Ann urges us to dig deep into the results we get to make sure we’re not just making surface changes. You want to be making those changes that are getting at the things you want to accomplish, those things that make a difference. Remember, too, that actions speak louder than words, particularly in the DEI arena. We mustn’t ask questions, or ask people to share opinions on an issue and then do nothing about it. You’re better off not asking at all. Employees don’t need to hear thoughts and prayers, they want action. So, unless a company is actually doing something about an issue, they shouldn’t be out there communicating bold statements.
“Do not offend people by putting a flag over your logo if you’re not actually going to back that up in your actions and decisions.”
A word about employee experience at Brilliant Ink
Everyone knows the story of the cobbler’s children having no shoes, so we asked Ann about the employee experience at her own company. The bar is high, she explains, and it’s really important to the company that expectations are met. Employee communications are well looked after, so we can be sure we’re keeping our commitments and walking that walk, she says.
“We have an intranet, a central place owned by the entire leadership team. We look at it constantly, and it provides a focal area where people can see our values, various contacts, company holidays and much more.”
Going forward, Ann urges us to keep communicators involved in the creation, evaluation and renewal of company values.

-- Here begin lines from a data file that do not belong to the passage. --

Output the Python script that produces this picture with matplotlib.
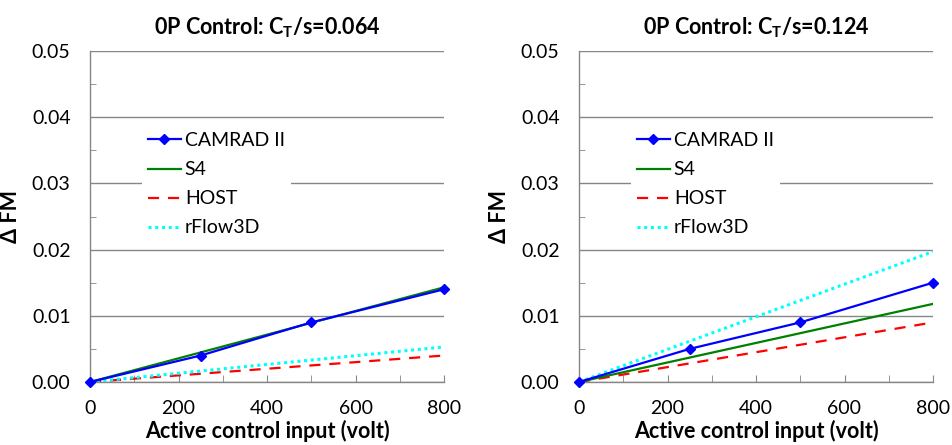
import matplotlib
matplotlib.use("Agg")
import matplotlib.pyplot as plt
from matplotlib.ticker import MultipleLocator, FormatStrFormatter

plt.rcParams['font.family'] = ['Lato', 'DejaVu Sans']
plt.rcParams['mathtext.default'] = 'regular'

voltage = [0, 250, 500, 800]
line_x = [0, 800]

titles = ["0P Control: C$_T$/s=0.064", "0P Control: C$_T$/s=0.124"]

camrad = [[0.0, 0.004, 0.009, 0.014], [0.0, 0.005, 0.009, 0.015]]
s4 = [[0.0, 0.0143], [0.0, 0.0118]]
host = [[0.0, 0.0040], [0.0, 0.0090]]
rflow = [[0.0, 0.0053], [0.0, 0.0197]]

fig = plt.figure(figsize=(9.52, 4.45), dpi=100)
lefts = [90 / 952, 579 / 952]
W, H = 354 / 952, 331 / 445
B = 1 - 382 / 445
grid_c = '#868686'

for i in range(2):
    ax = fig.add_axes([lefts[i], B, W, H])
    ax.set_xlim(0, 800)
    ax.set_ylim(0, 0.05)
    ax.yaxis.set_major_locator(MultipleLocator(0.01))
    ax.yaxis.set_minor_locator(MultipleLocator(0.005))
    ax.xaxis.set_major_locator(MultipleLocator(200))
    ax.xaxis.set_minor_locator(MultipleLocator(100))
    ax.yaxis.set_major_formatter(FormatStrFormatter('%.2f'))
    ax.grid(axis='y', which='major', color=grid_c, lw=1.0)
    ax.set_axisbelow(True)
    for s in ['top', 'right']:
        ax.spines[s].set_visible(False)
    for s in ['left', 'bottom']:
        ax.spines[s].set_color(grid_c)
        ax.spines[s].set_linewidth(1.0)
    ax.tick_params(axis='x', which='both', direction='in', length=5, color=grid_c,
                   labelsize=14, pad=13)
    ax.tick_params(axis='y', which='major', length=0, labelsize=14, pad=14)
    ax.tick_params(axis='y', which='minor', direction='in', length=4, color=grid_c)

    ax.plot(voltage, camrad[i], color='#0000FF', lw=1.6, marker='D', ms=5,
            label='CAMRAD II', clip_on=False, zorder=5)
    ax.plot(line_x, s4[i], color='#008000', lw=1.6, label='S4', zorder=4)
    ax.plot(line_x, host[i], color='#FF0000', lw=1.6, ls=(0, (5, 4)), label='HOST', zorder=3)
    ax.plot(line_x, rflow[i], color='#00FFFF', lw=2.2, ls=(0, (1, 1.2)), label='rFlow3D', zorder=3)

    ax.set_title(titles[i], fontsize=15.5, fontweight='bold', pad=12)
    ax.set_xlabel('Active control input (volt)', fontsize=15.5, fontweight='bold', labelpad=2)
    ax.set_ylabel('Δ FM', fontsize=15.5, fontweight='bold', labelpad=8)

    leg = ax.legend(loc='upper left', bbox_to_anchor=(0.147, 0.772), borderaxespad=0,
                    frameon=True, fancybox=False, edgecolor='none', facecolor='white',
                    framealpha=1, fontsize=14, handlelength=1.7, handletextpad=0.2,
                    labelspacing=0.62, borderpad=0.3)

fig.savefig('out.png', dpi=100)
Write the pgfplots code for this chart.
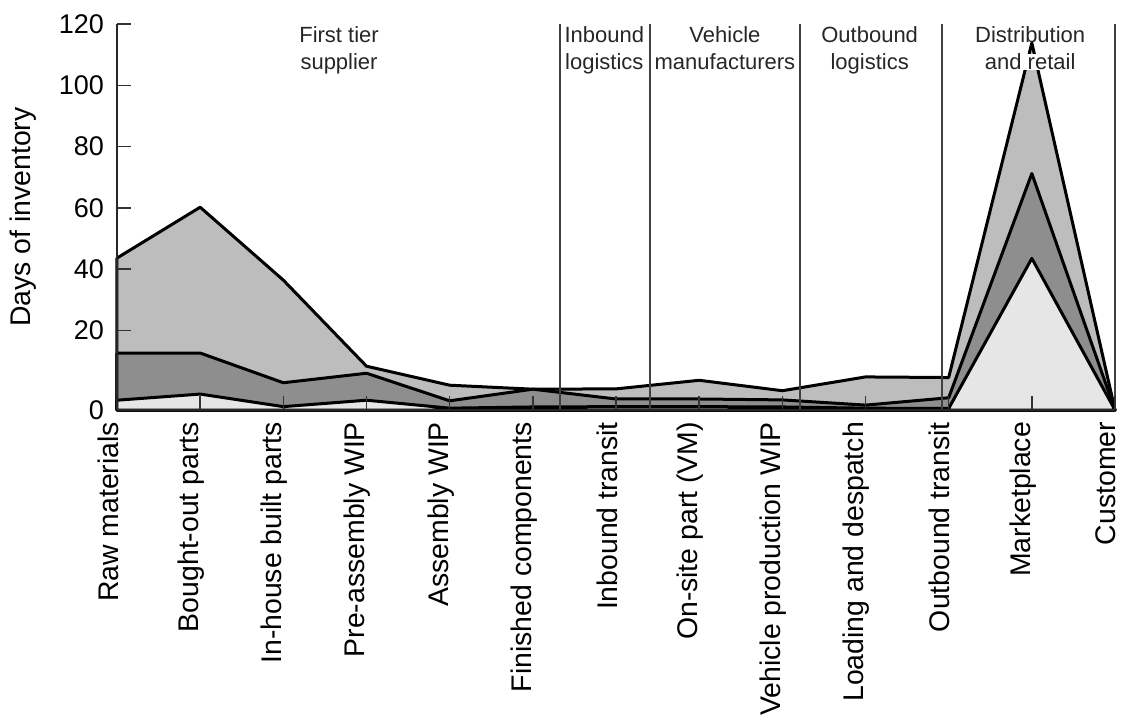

This can make a big difference in the life and health of a business, as well as shine a light on those workers overlooked or forgotten in the more traditional types of communication strategies.
Ann is passionate about Brilliant Ink’s work in employee communications and engagement, where they are able to partner with companies in the design and implementation of strategies tailored to suit their requirements.
“Given we spend so much time at work, it’s wonderful to have the privilege to influence the process toward a great organization.”